No sé si sucede en otras culturas o en otros países, pero
por esta parcela de Europa seguimos practicando la siesta y la tertulia como
dos modos distintos de acabar una comida. Ambas formas, bien miradas, persiguen
el único fin de distender durante un rato las rigideces del horario. De igual
manera que el pequeño sueño puede llevar nuestro pensamiento hacia lugares y
relatos inconsistentes, la tertulia es un modelo excepcional para hablar de
todo y no hablar de nada. Esto último se comprende muy mal por los extranjeros.
No acaban de entender que en una tertulia no haya un orden del día o un tema
preestablecido. No saben que la esencia de una reunión así, es precisamente el
desorden y la anarquía, sin que lo dicho por cualquiera sea jamás tenido en
cuenta, bien en la siguiente tertulia o, incluso, en la siguiente intervención.
Cualquier tertuliano tiene tantas oportunidades de desdecirse como
intervenciones tenga y, en última instancia nada queda registrado ni cerrado.
En el curso de una de esas tertulias o, quizás, en el curso
de alguna siesta, alguien tuvo la osadía de hablar sobre la literatura en las
redes sociales. Y, entre libaciones de gin-tonic o, tal vez, entre voces de
documentales de la dos, se oyó decir que fulanito era un vanidoso y que, pagado
de sí mismo, se creía más de lo que era. Inmediatamente deduje que ignoraba lo
que es un escritor y una red social. Vamos a ver: la argamasa con la que
trabaja un escritor es la vanidad, sobre todo los poetas. ¿Qué puede escribir
un poeta si no cree de verdad que es el mejor poeta del mundo? ¿Acaso un
escritor se puede permitir pensar que lo que escribe ya estaba escrito antes, o
que lo que dice es ya sabido por muchos? Y en tal supuesto, ¿no estará
convencido de que su manera de decirlo es la mejor? Ciertamente esa vanidad es
el escalón necesario para salir a la palestra, es decir; darlo a conocer como
escrito, novela, poema, ensayo, etc.
Si un escritor de antes hacía descansar parte de su
recompensa espiritual en el anhelo de saberse entendido por el corazón tímido
de un lector lejano, hoy, con la inmediatez que las redes propician, a duras
penas nos damos cuenta de que existe aún esa especie y no nos permiten verla. Lo
corriente es la exhibición y algo así como el “buenrollismo literario”. Este
enjambre propiciatorio de “likes” y “corazones” constituye una tupida red
laberíntica de confusiones y, por supuesto, la manifestación más superflua de
que queremos que nos quieran. Para eso escribía García Márquez, así lo dijo. Se
podría decir que hay un tanto más de vanidad en querer que nos quieran que la
que hay en querer querer. Sin embargo, la vanidad del escritor tiene de
antemano todas mis indulgencias, aunque sólo sea por aquello de que lo que nos
hace tan insoportable la vanidad ajena, es que hiere la nuestra. ¿Se habrá
entendido que no quiero que hieran la mía?

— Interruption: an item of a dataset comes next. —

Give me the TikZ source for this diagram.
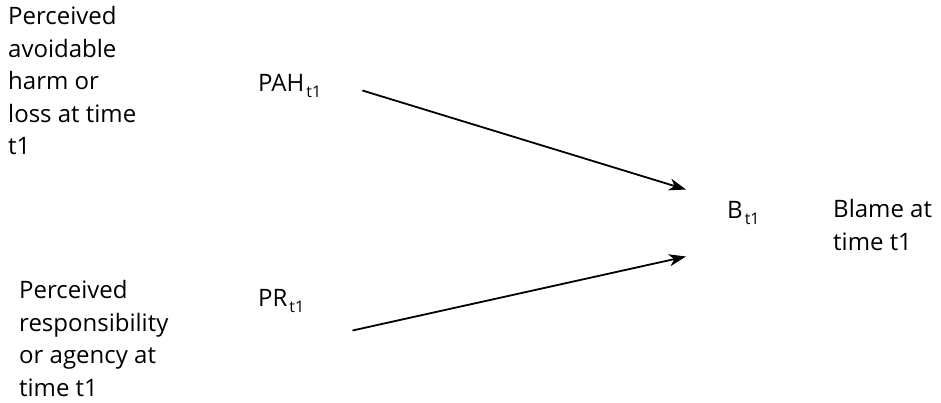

Benavente contaba que un viejo escritor decía: “No hay duda,
estoy en plena decadencia; ya no tengo más que amigos y admiradores”. Es una
estupenda tesis que igual encaja perfectamente en una tertulia que en una
siesta, pero que, aunque el desdichado escritor la desmienta a renglón seguido,
hoy tiene más fundamento que ayer porque los amigos y admiradores pueden fingir
radicalmente su condición tapándose en las redes con un aluvión de “me gusta” y
no haber practicado la autenticidad. Comportamiento que no deja de ser un
alimento saciante, o lo que es lo mismo; un alimento que nos quita el hambre,
pero no nos engorda. Y, si lo que no mata, engorda y no nos está engordando,
resulta que nos está matando. ¡Otro gin-tonic, por favor, que me estoy
despertando!
A mi me siguen pidiendo orden, ese algo imposible cuando se ama el CAOS.